Just wondered what the best type of branches are to use in a viv for a Veiled chameleon,or what to avoid,Any help would be greatfully appreciated


----------



## weeminx (Oct 28, 2006)

avoid bamboo its too slippy for chams.
that rule tends to go for all branches really make sure they arnt too smooth.
those artifical bendy vines made by exo terra and zoo med are really good but expensive.
i get my branches from the woods,just make sure you clean and scrub them with a 5% chlorine/bleach solution and then clean again with fresh clean water.
branches to avoid in the woods: pine,and any evergreen branches,also cedar is best avoided.
its best to get branches that have already fallen to the ground dont go snapping branches off trees as these are too fresh its much better to work with fallen dry ones.: victory:


----------



## gsxrmark (Dec 23, 2008)

I was thinking of getting some of the bendy jungle vine anyway,to link up some of the branches,could i use baby steraliser to clean them?,does anyone know what the best,sort of false leaves are better the silk ones,or the plastic ones?,am going to get a few live plants aswell


----------



## weeminx (Oct 28, 2006)

fake leaves :ive found the silk ones are better than the plastic for holding little pools of water for the chams to drink from.
: victory:


----------



## htd100 (Feb 26, 2006)

weeminx said:


> fake leaves :ive found the silk ones are better than the plastic for holding little pools of water for the chams to drink from.
> : victory:


You recon?
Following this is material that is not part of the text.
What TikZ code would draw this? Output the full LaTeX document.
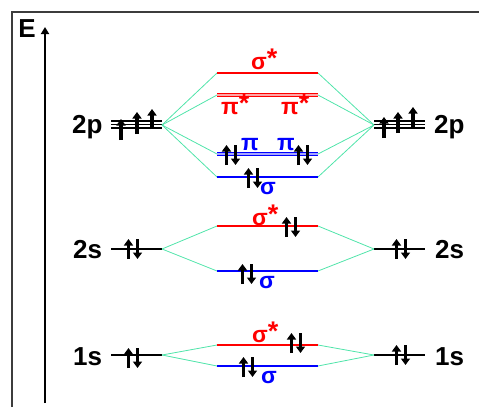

Ive found plastic plants hold the beads of water where as silk ones disperse the water.


----------



## gsxrmark (Dec 23, 2008)

i might just go for a mixture of both,plastic and silk,thank you:2thumb:.


----------



## joffy (Feb 14, 2008)

I think silk plants look more realistic.
As for the fake vines, I find the Lucky Reptile ones look much better than the Exo's.


----------